* **What needs to be done**
Output the first line of the listing and each line after it, up to and including the line that contains "plt.rcParams['axes.unicode_minus'] = False", exactly as written, minus the pictures.

────────────────

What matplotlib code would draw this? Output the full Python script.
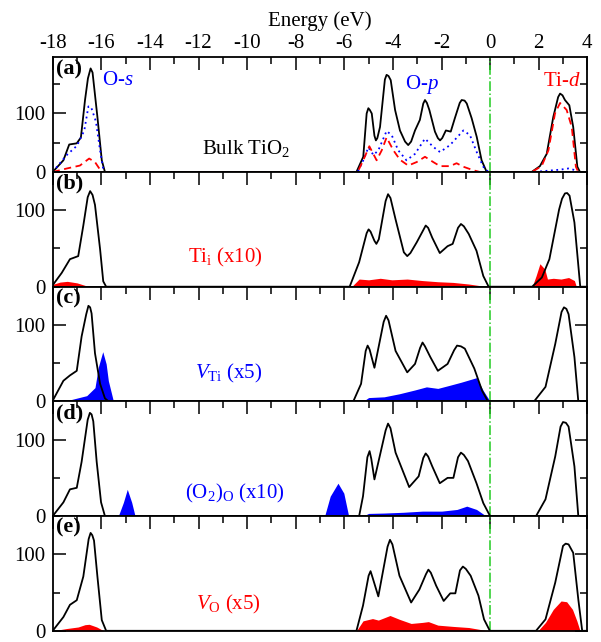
import numpy as np
import matplotlib
matplotlib.use("Agg")
import matplotlib.pyplot as plt
from matplotlib.ticker import MultipleLocator

plt.rcParams['font.family'] = 'Liberation Serif'
plt.rcParams['mathtext.fontset'] = 'custom'
plt.rcParams['mathtext.rm'] = 'Liberation Serif'
plt.rcParams['mathtext.it'] = 'Liberation Serif:italic'
plt.rcParams['mathtext.bf'] = 'Liberation Serif:bold'
plt.rcParams['axes.unicode_minus'] = False

# ---- (a) bulk TiO2 ----
tot_a_e = [-18.0, -17.56, -17.32, -17.01, -16.84, -16.67, -16.55, -16.44, -16.36, -16.16, -15.98, -15.85,
           -5.50, -5.22, -5.08, -5.01, -4.95, -4.87, -4.76, -4.70, -4.64, -4.53, -4.33, -4.26, -4.18,
           -4.09, -3.91, -3.71, -3.50, -3.37, -3.25, -3.09, -2.89, -2.75, -2.68, -2.60, -2.50, -2.27,
           -2.15, -2.06, -1.97, -1.82, -1.62, -1.45, -1.25, -1.17, -1.05, -0.96, -0.76, -0.55, -0.35, -0.14,
           1.71, 2.05, 2.33, 2.60, 2.80, 2.88, 2.98, 3.08, 3.26, 3.42, 3.59, 3.70, 4.0]
tot_a_v = [0, 20, 47, 49, 59, 123, 160, 177, 170, 94, 20, 0,
           0, 26, 100, 109, 106, 100, 62, 54, 58, 77, 158, 166, 164,
           157, 106, 71, 52, 46, 52, 71, 89, 117, 123, 118, 106, 69,
           58, 54, 58, 71, 69, 92, 118, 123, 122, 117, 92, 60, 20, 0,
           0, 10, 31, 94, 128, 134, 131, 123, 114, 77, 9, 0, 0]

os_a_e = [-18.0, -17.7, -17.42, -17.0, -16.7, -16.53, -16.42, -16.22, -16.05, -15.9,
          -5.45, -5.22, -5.01, -4.80, -4.60, -4.26, -4.05, -3.78, -3.44, -3.09, -2.68, -2.34,
          -2.06, -1.65, -1.10, -0.83, -0.55, -0.28, -0.07,
          1.78, 2.33, 2.88, 3.22, 3.42, 3.60, 4.0]
os_a_v = [0, 15, 29, 45, 71, 112, 111, 86, 37, 0,
          0, 20, 42, 29, 37, 70, 63, 37, 20, 31, 57, 43,
          34, 46, 71, 63, 34, 9, 0,
          0, 2, 4, 6, 4, 0, 0]

tid_a_e = [-18.0, -17.42, -16.88, -16.5, -16.26, -16.05, -15.98,
           -5.45, -5.22, -4.97, -4.67, -4.46, -4.26, -3.98, -3.71, -3.37, -3.02, -2.68, -2.34,
           -2.06, -1.65, -1.38, -1.10, -0.69, -0.42,
           1.71, 2.12, 2.40, 2.67, 2.88, 3.15, 3.36, 3.53, 3.63, 4.0]
tid_a_v = [0, 6, 11, 23, 17, 4, 0,
           0, 20, 44, 20, 37, 59, 37, 21, 11, 17, 26, 17,
           10, 10, 15, 9, 3, 0,
           0, 10, 37, 100, 118, 106, 77, 9, 0, 0]

# ---- (b) Ti interstitial ----
tot_b_e = [-18.0, -17.63, -17.29, -16.95, -16.74, -16.56, -16.46, -16.36, -16.26, -16.05, -15.92, -15.8,
           -5.78, -5.39, -5.08, -5.00, -4.92, -4.76, -4.68, -4.58, -4.30, -4.20, -4.10, -3.89,
           -3.55, -3.41, -3.28, -3.02, -2.75, -2.65, -2.55, -2.38, -2.07, -1.75,
           -1.54, -1.32, -1.20, -1.08, -0.88, -0.56, -0.28, -0.06,
           1.73, 2.13, 2.44, 2.84, 2.96, 3.08, 3.17, 3.27, 3.47, 3.71, 4.0]
tot_b_v = [2, 18, 36, 40, 80, 117, 125, 120, 107, 49, 7, 0,
           0, 32, 70, 75, 72, 60, 56, 62, 112, 121, 116, 88,
           45, 40, 44, 58, 74, 80, 77, 64, 44, 53,
           56, 77, 82, 79, 69, 47, 14, 0,
           0, 12, 36, 101, 115, 122, 122.5, 119, 84, 0, 0]
def_b_e = [-18.0, -17.7, -17.4, -17.0, -16.6, -16.4,
           -5.70, -5.39, -5.00, -4.52, -4.04, -3.41, -2.78, -2.15, -1.52, -0.88, -0.40, -0.17,
           1.73, 1.89, 2.05, 2.25, 2.36, 2.60, 2.92, 3.23, 3.47, 3.55]
def_b_v = [3, 6, 7, 5, 1, 0,
           0, 10, 9, 11, 9, 10, 8, 6.5, 5.6, 3.5, 1.3, 0,
           0, 14, 30, 23, 10, 11, 10, 12, 8, 0]

# ---- (c) Ti vacancy ----
tot_c_e = [-18.0, -17.56, -17.29, -17.01, -16.81, -16.62, -16.53, -16.46, -16.40, -16.26, -16.05, -15.85, -15.7,
           -5.63, -5.31, -5.12, -5.04, -4.96, -4.76, -4.38, -4.28, -4.18, -3.89, -3.41, -3.09,
           -2.88, -2.78, -2.68, -2.46, -2.15, -1.75,
           -1.48, -1.36, -1.20, -1.04, -0.65, -0.33, -0.09,
           1.81, 2.28, 2.68, 2.94, 3.04, 3.14, 3.23, 3.47, 3.63, 4.0]
tot_c_v = [1, 27, 34, 40, 85, 114, 125, 123, 115, 63, 23, 4, 0,
           0, 23, 66, 73, 68, 44, 104, 112, 106, 66, 38, 49,
           70, 77, 72, 58, 40, 49,
           67, 73, 72, 69, 43, 14, 0,
           0, 19, 75, 117, 123, 121, 114, 58, 0, 0]
def_c_e = [-18.0, -17.29, -16.6, -16.26, -16.12, -15.94, -15.80, -15.71, -15.5,
           -5.23, -5.00, -4.36, -3.73, -3.09, -2.62, -2.15, -1.67, -1.20, -0.56, -0.28, 0.0,
           2.55, 3.0, 3.4]
def_c_v = [0, 2, 7.5, 18, 45, 65, 49, 27, 0,
           0, 5, 6, 10, 15, 19, 17, 21, 25, 31, 14, 0,
           0, 2, 0]

# ---- (d) O2 on O site ----
tot_d_e = [-18.0, -17.56, -17.29, -17.01, -16.81, -16.56, -16.47, -16.40, -16.33, -16.19, -16.01, -15.85,
           -5.39, -5.23, -5.05, -4.96, -4.89, -4.76, -4.30, -4.20, -4.10, -3.89, -3.33, -2.94,
           -2.75, -2.65, -2.55, -2.38, -2.07, -1.75,
           -1.51, -1.32, -1.20, -1.08, -0.91, -0.56, -0.28, 0.0,
           1.89, 2.28, 2.68, 2.90, 3.00, 3.12, 3.23, 3.47, 3.63, 4.0]
tot_d_v = [0, 18, 35, 37, 71, 126, 135, 133, 124, 71, 18, 0,
           0, 26, 77, 85, 75, 48, 112, 121, 115, 83, 38, 52,
           76, 82, 78, 65, 43, 50,
           50, 77, 83, 80, 72, 43, 17, 0,
           0, 22, 78, 117, 123, 122, 117, 65, 0, 0]
def_d_e = [-18.0, -16.8, -16.5, -16.2, -15.3, -15.09, -14.93, -14.75, -14.61,
           -6.81, -6.58, -6.26, -6.02, -5.82,
           -5.23, -5.00, -4.36, -3.57, -2.78, -1.99, -1.36, -0.96, -0.56, -0.16,
           2.55, 3.0, 3.4]
def_d_v = [0, 0, 2, 0, 0, 18, 35, 18, 0,
           0, 26, 43, 30, 0,
           0, 3.5, 4, 5, 6.5, 6.5, 8.7, 13, 8.7, 0,
           0, 2, 0]

# ---- (e) O vacancy ----
tot_e_e = [-18.0, -17.56, -17.29, -17.01, -16.74, -16.52, -16.44, -16.37, -16.30, -16.16, -15.98, -15.8,
           -5.50, -5.23, -5.00, -4.92, -4.84, -4.60, -4.22, -4.12, -4.02, -3.73, -3.25, -2.91,
           -2.64, -2.54, -2.44, -2.22, -1.91, -1.64,
           -1.43, -1.24, -1.12, -1.00, -0.80, -0.48, -0.25, -0.01,
           1.89, 2.28, 2.68, 3.00, 3.11, 3.23, 3.42, 3.63, 3.79, 4.0]
tot_e_v = [0, 18, 34, 40, 71, 120, 128, 125, 118, 71, 14, 0,
           0, 33, 72, 78, 70, 45, 110, 119, 113, 72, 37, 54,
           74, 80, 76, 59, 39, 49,
           49, 79, 84, 81, 72, 46, 15, 0,
           0, 15, 63, 111, 114, 113, 102, 41, 0, 0]
def_e_e = [-18.0, -17.42, -16.95, -16.67, -16.50, -16.19, -15.9,
           -5.50, -5.23, -4.84, -4.60, -4.12, -3.73, -3.25, -2.78, -2.54, -2.15, -1.51, -0.88, -0.33, 0.0,
           1.97, 2.28, 2.60, 2.92, 3.15, 3.39, 3.57, 3.70]
def_e_v = [0, 3, 5, 8, 8.5, 5, 0,
           0, 13, 16, 14, 20, 15, 9.6, 11, 12, 7.4, 5.7, 4.3, 1.3, 0,
           0, 11, 28, 39, 38, 28, 13, 0]

panels = [
    (tot_a_e, tot_a_v, None, None, None, 196, '(a)'),
    (tot_b_e, tot_b_v, def_b_e, def_b_v, 'red', 150, '(b)'),
    (tot_c_e, tot_c_v, def_c_e, def_c_v, 'blue', 150, '(c)'),
    (tot_d_e, tot_d_v, def_d_e, def_d_v, 'blue', 150, '(d)'),
    (tot_e_e, tot_e_v, def_e_e, def_e_v, 'red', 150, '(e)'),
]

fig = plt.figure(figsize=(6.01, 6.42), dpi=100)
left, width = 52.7 / 601, 534.6 / 601
top_px, h_px = 57.3, 114.7

axes = []
for i, (te, tv, de, dv, dcol, ymax, lab) in enumerate(panels):
    bottom = 1 - (top_px + (i + 1) * h_px) / 642
    ax = fig.add_axes([left, bottom, width, h_px / 642])
    axes.append(ax)
    if de is not None:
        ax.fill_between(de, dv, 0, color=dcol, lw=0, zorder=1)
    ax.plot(te, tv, color='black', lw=1.3, zorder=3)
    ax.axvline(0, color='#22cc22', ls='-.', lw=1.1, zorder=2)
    ax.set_xlim(-18, 4)
    ax.set_ylim(0, ymax)
    ax.xaxis.set_major_locator(MultipleLocator(2))
    ax.xaxis.set_minor_locator(MultipleLocator(1))
    ax.yaxis.set_major_locator(MultipleLocator(100))
    ax.yaxis.set_minor_locator(MultipleLocator(50))
    ax.tick_params(axis='x', which='both', direction='in', top=True, bottom=False,
                   labelbottom=False, labeltop=(i == 0), labelsize=15, pad=3)
    ax.tick_params(axis='y', which='both', direction='in', left=True, right=True,
                   labelsize=15, pad=5)
    ax.tick_params(which='major', length=9, width=1.1)
    ax.tick_params(which='minor', length=5, width=1.1)
    for s in ax.spines.values():
        s.set_linewidth(1.3)
        s.set_zorder(4)
    ax.text(0.006, 0.985, lab, transform=ax.transAxes, ha='left', va='top',
            fontsize=16, fontweight='bold')

ax = axes[0]
ax.plot(os_a_e, os_a_v, color='blue', ls=(0, (1, 2)), lw=1.3, zorder=3)
ax.plot(tid_a_e, tid_a_v, color='red', ls=(0, (4, 2.5)), lw=1.3, zorder=3)
ax.xaxis.set_label_position('top')
ax.set_xlabel('Energy (eV)', fontsize=15, labelpad=6)
ax.text(-15.97, 157, 'O-$s$', color='blue', fontsize=15, ha='left', va='center')
ax.text(-3.5, 149, 'O-$p$', color='blue', fontsize=15, ha='left', va='center')
ax.text(2.17, 155, 'Ti-$d$', color='red', fontsize=15, ha='left', va='center')
ax.text(-10.05, 40, 'Bulk TiO$_2$', color='black', fontsize=15, ha='center', va='center')

axes[1].text(-10.9, 38, 'Ti$_{\\mathrm{i}}$ (x10)', color='red', fontsize=15, ha='center', va='center')
axes[2].text(-10.75, 36, '$V_{\\mathrm{Ti}}$ (x5)', color='blue', fontsize=15, ha='center', va='center')
axes[3].text(-10.5, 30, '(O$_2$)$_{\\mathrm{O}}$ (x10)', color='blue', fontsize=15, ha='center', va='center')
axes[4].text(-10.75, 35, '$V_{\\mathrm{O}}$ (x5)', color='red', fontsize=15, ha='center', va='center')

fig.savefig('out.png', dpi=100)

────────────────

* **Problem solution**
What matplotlib code would draw this? Output the full Python script.
import numpy as np
import matplotlib
matplotlib.use("Agg")
import matplotlib.pyplot as plt
from matplotlib.ticker import MultipleLocator

plt.rcParams['font.family'] = 'Liberation Serif'
plt.rcParams['mathtext.fontset'] = 'custom'
plt.rcParams['mathtext.rm'] = 'Liberation Serif'
plt.rcParams['mathtext.it'] = 'Liberation Serif:italic'
plt.rcParams['mathtext.bf'] = 'Liberation Serif:bold'
plt.rcParams['axes.unicode_minus'] = False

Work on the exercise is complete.